Corre que um certo director escolar apresentou com atraso a sua Carta de Missão e que, uma vez apresentada, verificou-se ser plagiada na sua quase totalidade (ver, por exemplo, aqui).
Por dever do ofício, leio muitos Projectos Educativos, Planos de Intervenção e Cartas de Missão, (documentos estabelecidos na lei como estruturantes da política de Autonomia e Flexibilidade Curricular) e se há uma ideia que sobressai dessa leitura é a seguinte: a exigência de inovação traduz-se na replicação.
Vejo, nos vários documentos, as mesmas palavras (as palavras "de ordem"), as mesmas declarações (muitas vezes na forma de slogans), mais ou menos no mesmo alinhamento. Seguem, em tudo, a essência da "narrativa para a educação" vigente, que considero ser elaborada para obscurecer, não para esclarecer.
A verdade é que nunca consegui compreender qualquer documento desses, na sua essência, lógica, novidade; não conseguindo, portanto, perceber em que é que uma escola é diferente de outra, a missão de um director diferente da missão de outro.
Conjecturo que, nas escolas, se deve pensar que os ditos documentos se redigem como os vejo redigidos e que se forem redigidos de outro modo poderão desencadear problemas, sobretudo de "prestação de contas". Conjecturo também que o processo será o seguinte: alguém redige, muito próximo da letra da lei, um documento; outro alguém usa-o como base para redigir o que tem em mãos; um terceiro alguém... etc. E assim se chega à uniformização que se pode constatar.
Não venho defender o director acima mencionado (que não tive curiosidade de saber quem é, isso não é relevante), o que digo é que ele não destoa do que se faz nas escolas e... mais acima.

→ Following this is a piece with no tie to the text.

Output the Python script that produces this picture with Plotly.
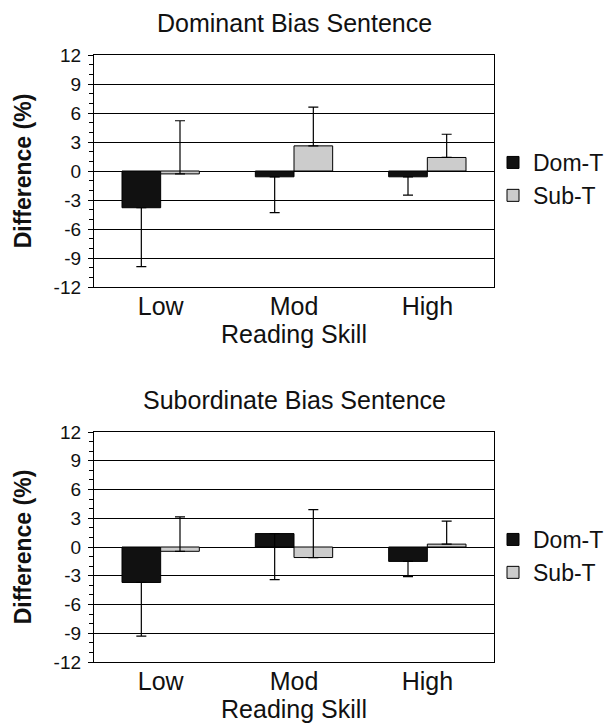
import plotly.graph_objects as go

categories = ["Low", "Mod", "High"]
series_names = ["Dom-T", "Sub-T"]
panel_titles = ["Dominant Bias Sentence", "Subordinate Bias Sentence"]

dom_top = [-3.8, -0.6, -0.6]
dom_top_err = [6.1, 3.7, 1.9]
sub_top = [-0.3, 2.6, 1.4]
sub_top_err = [5.5, 4.0, 2.4]

dom_bot = [-3.7, 1.4, -1.5]
dom_bot_err = [5.6, 4.8, 1.6]
sub_bot = [-0.45, -1.1, 0.3]
sub_bot_err = [3.6, 5.0, 2.4]

y_ticks = [-12, -9, -6, -3, 0, 3, 6, 9, 12]

W, H = 609, 727
FONT = "Liberation Sans, Arial, sans-serif"
colors = {"Dom-T": "#111111", "Sub-T": "#cccccc"}

fig = go.Figure()

panels = [
    ("x", "y", "legend", dom_top, dom_top_err, sub_top, sub_top_err),
    ("x2", "y2", "legend2", dom_bot, dom_bot_err, sub_bot, sub_bot_err),
]
for xa, ya, lg, dv, de, sv, se in panels:
    fig.add_trace(go.Bar(
        x=categories, y=dv, name=series_names[0], xaxis=xa, yaxis=ya, legend=lg,
        marker=dict(color=colors["Dom-T"], line=dict(color="black", width=1)),
        error_y=dict(type="data", symmetric=False, array=[0] * len(dv), arrayminus=de,
                     color="black", thickness=1.2, width=5),
    ))
    fig.add_trace(go.Bar(
        x=categories, y=sv, name=series_names[1], xaxis=xa, yaxis=ya, legend=lg,
        marker=dict(color=colors["Sub-T"], line=dict(color="black", width=1)),
        error_y=dict(type="data", symmetric=False, array=se, arrayminus=[0] * len(sv),
                     color="black", thickness=1.2, width=5),
    ))

def px_y(p):
    return (H - p) / H

xdom = [94 / W, 494 / W]
ydoms = [[px_y(287), px_y(55)], [px_y(662), px_y(432)]]

common_x = dict(
    automargin=False,
    showline=True, linecolor="black", linewidth=1.3, mirror=True, ticks="",
    showgrid=False, zeroline=False, ticklabelstandoff=-3,
    tickfont=dict(family=FONT, size=25, color="#111"),
    title=dict(text="Reading Skill", font=dict(family=FONT, size=25, color="#111"), standoff=1),
    domain=xdom,
)
common_y = dict(
    automargin=False,
    range=[-12, 12], tickvals=y_ticks, ticktext=[str(v) for v in y_ticks],
    showgrid=True, gridcolor="black", gridwidth=1.2, zeroline=False,
    showline=True, linecolor="black", linewidth=1.3, mirror=True,
    ticks="outside", ticklen=5, tickcolor="black", ticklabelstandoff=3,
    minor=dict(dtick=1, tick0=0, ticks="outside", ticklen=4, tickcolor="black", showgrid=False),
    tickfont=dict(family=FONT, size=19, color="#111"),
    title=dict(text="<b>Difference (%)</b>", font=dict(family=FONT, size=23, color="#111"), standoff=15),
)

LEG_X = 493
LEG_TOP = 141
fig.update_layout(
    template="none",
    width=W, height=H, autosize=False,
    margin=dict(l=0, r=0, t=0, b=0, pad=0),
    paper_bgcolor="white", plot_bgcolor="white",
    barmode="group", bargap=0.42, bargroupgap=0,
    xaxis=dict(common_x, anchor="y"),
    yaxis=dict(common_y, domain=ydoms[0], anchor="x"),
    xaxis2=dict(common_x, anchor="y2"),
    yaxis2=dict(common_y, domain=ydoms[1], anchor="x2"),
    legend=dict(x=LEG_X / W, y=px_y(LEG_TOP), xanchor="left", yanchor="top",
                font=dict(family=FONT, size=23, color="#111"), bgcolor="rgba(0,0,0,0)",
                itemwidth=30, tracegroupgap=0),
    legend2=dict(x=LEG_X / W, y=px_y(LEG_TOP + 377), xanchor="left", yanchor="top",
                 font=dict(family=FONT, size=23, color="#111"), bgcolor="rgba(0,0,0,0)",
                 itemwidth=30, tracegroupgap=0),
    showlegend=True,
)

for t, yc in zip(panel_titles, [23, 23 + 377]):
    fig.add_annotation(text=t, x=(xdom[0] + xdom[1]) / 2, y=px_y(yc), xref="paper", yref="paper",
                       xanchor="center", yanchor="middle", showarrow=False,
                       font=dict(family=FONT, size=25, color="#111"))

fig.write_html("out.html", config={"displayModeBar": False},
               post_script="document.body.style.margin='0';document.body.style.overflow='hidden';")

Atente o leitor nos textos que se seguem e, se for capaz, encontre diferenças substanciais:
Documento orientador da OCDE (2018). “We are facing unprecedented challenges – social, economic and environmental – driven by accelerating globalization and a faster rate of technological developments. At the same time, those forces are providing us with myriad new opportunities for human advancement. The future is uncertain and we cannot predict it; but we need to be open and ready for it. The children entering education in 2018 will be young adults in 2030. Schools can prepare them for jobs that have not yet been created, for tech-nologies that have not yet been invented, to solve problems that have not yet been anticipated. It will be a shared responsibility to seize opportunities and find solution. (OCDE, 2018, The future of education and skills – Education 2030. OECD).

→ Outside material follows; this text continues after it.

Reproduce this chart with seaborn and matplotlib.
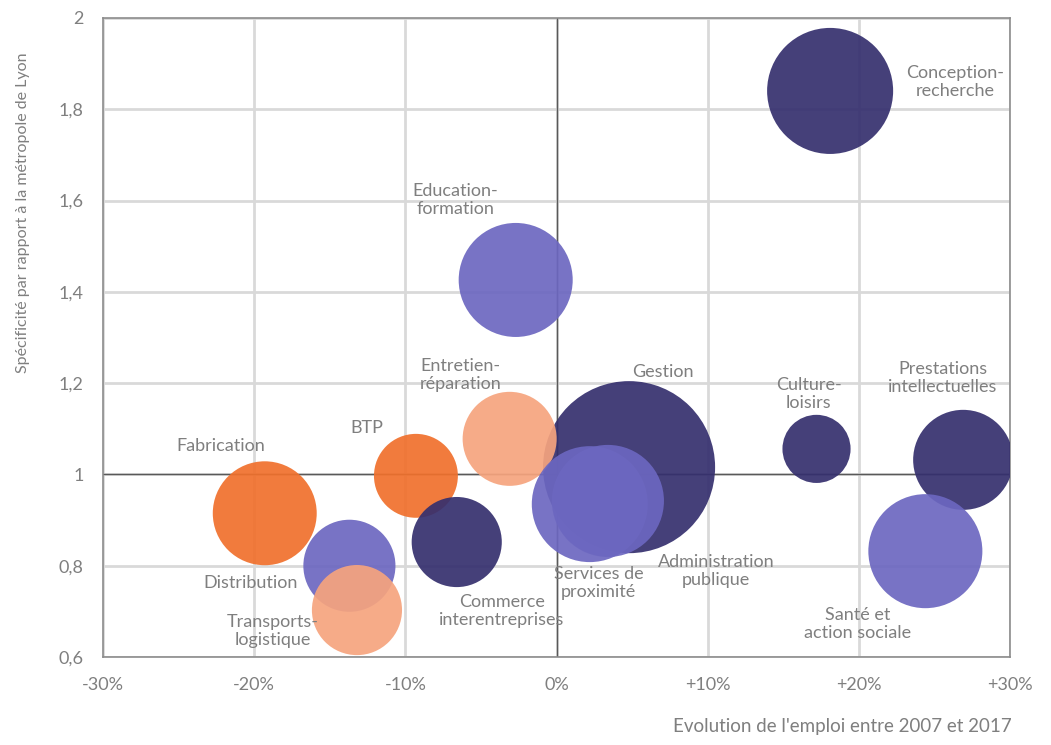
import matplotlib
matplotlib.use("Agg")
import matplotlib.pyplot as plt
import seaborn as sns
import pandas as pd
from matplotlib.ticker import FixedLocator, FuncFormatter

# Data
secteurs = ["Conception-\nrecherche", "Education-\nformation", "Gestion",
            "Entretien-\nréparation", "Services de\nproximité", "Administration\npublique",
            "Culture-\nloisirs", "Prestations\nintellectuelles", "Santé et\naction sociale",
            "Fabrication", "BTP", "Commerce\ninterentreprises", "Distribution",
            "Transports-\nlogistique"]
evolution = [0.181, -0.027, 0.048, -0.031, 0.022, 0.034, 0.172, 0.269, 0.244,
             -0.193, -0.093, -0.066, -0.137, -0.132]
specificite = [1.84, 1.426, 1.016, 1.078, 0.935, 0.942, 1.056, 1.032, 0.832,
               0.915, 0.997, 0.852, 0.800, 0.703]
emplois = [39.7, 32.5, 74.0, 22.1, 33.6, 31.4, 11.6, 25.0, 32.5,
           27.0, 17.6, 20.3, 21.2, 20.3]
groupe = ["A", "B", "A", "D", "B", "B", "A", "A", "B", "C", "C", "A", "B", "D"]

x_ticks = [-0.3, -0.2, -0.1, 0.0, 0.1, 0.2, 0.3]
y_ticks = [0.6, 0.8, 1.0, 1.2, 1.4, 1.6, 1.8, 2.0]

palette = {"A": "#352f6e", "B": "#6c67c0", "C": "#f0702c", "D": "#f6a47e"}

# label offsets in pixels from the bubble centre
offsets = [(125, 9), (-60, 80), (34, 95), (-49, 64), (9, -79), (108, -70),
           (-8, 55), (-20, 82), (-68, -73), (-44, 67), (-49, 48), (45, -69),
           (-99, -17), (-84, -21)]

df = pd.DataFrame({"secteur": secteurs, "evolution": evolution,
                   "specificite": specificite, "emplois": emplois, "groupe": groupe})

sns.set_style("white")
plt.rcParams["font.family"] = ["Lato", "DejaVu Sans"]

GREY = "#7f7f7f"
fig = plt.figure(figsize=(10.51, 7.45), dpi=100)
ax = fig.add_axes([0.098, 0.118, 0.863, 0.858])

# marker area proportional to employment
k = 207.4
sns.scatterplot(data=df, x="evolution", y="specificite", hue="groupe", size="emplois",
                sizes=(k * min(emplois), k * max(emplois)), palette=palette,
                alpha=0.92, linewidth=0, legend=False, ax=ax, zorder=3)

ax.set_xlim(-0.3, 0.3)
ax.set_ylim(0.6, 2.0)
ax.xaxis.set_major_locator(FixedLocator(x_ticks))
ax.yaxis.set_major_locator(FixedLocator(y_ticks))


def fmt_x(v, pos):
    p = int(round(v * 100))
    return f"+{p}%" if p > 0 else f"{p}%"


def fmt_y(v, pos):
    s = f"{v:.1f}".rstrip("0").rstrip(".")
    return s.replace(".", ",")


ax.xaxis.set_major_formatter(FuncFormatter(fmt_x))
ax.yaxis.set_major_formatter(FuncFormatter(fmt_y))
ax.tick_params(axis="both", length=0, labelsize=13, colors=GREY)
ax.tick_params(axis="x", pad=14)
ax.tick_params(axis="y", pad=14)

ax.grid(True, color="#d9d9d9", linewidth=2, zorder=0)
ax.set_axisbelow(True)
ax.axvline(0, color="#595959", linewidth=1, zorder=1)
ax.axhline(1, color="#595959", linewidth=1, zorder=1)
for sp in ax.spines.values():
    sp.set_color("#8c8c8c")
    sp.set_linewidth(1.2)

for i, name in enumerate(secteurs):
    ax.annotate(name, (evolution[i], specificite[i]), xytext=offsets[i],
                textcoords="offset pixels", ha="center", va="center",
                fontsize=13, color=GREY, linespacing=1.2, zorder=5)

ax.set_xlabel("")
ax.set_ylabel("")
fig.text(0.022, 0.715, "Spécificité par rapport à la métropole de Lyon", rotation=90,
         ha="center", va="center", fontsize=11.5, color=GREY)
fig.text(0.963, 0.013, "Evolution de l'emploi entre 2007 et 2017",
         ha="right", va="bottom", fontsize=13.5, color=GREY)

fig.savefig("out.png", dpi=100)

Documento saído no jornal Público assinado pelo Grupo de Consultores do Projeto da OCDE (sendo um dos Consultores o nosso actual Ministro da Educação): “Enfrentamos hoje desafios sem precedentes – sociais, económicos e ambientais – provocados por uma globalização em aceleração e por um muito mais rápido desenvolvimento tecnológico. Paralelamente, estas forças conferem uma miríade de novas oportunidades para o desenvolvimento humano. O futuro é incerto e não o conseguimos predizer; mas é preciso estar disponível e preparado para esse futuro. As crianças que entram nos sistemas educativos em 2018 serão jovens adultos em 2030. As escolas têm de os preparar para empregos que ainda não foram criados, para tecnologias que não foram ainda inventadas, para resolver problemas que ainda não foram antecipados. Aproveitar oportunidades e encontrar soluções será uma responsabilidade partilhada.” (Grupo de Consultores do Projeto da OCDE “Future of Education and Skills 2030” (2018). Educação para um mundo melhor: um debate em curso a uma escala global. Público, 16 de Fevereiro)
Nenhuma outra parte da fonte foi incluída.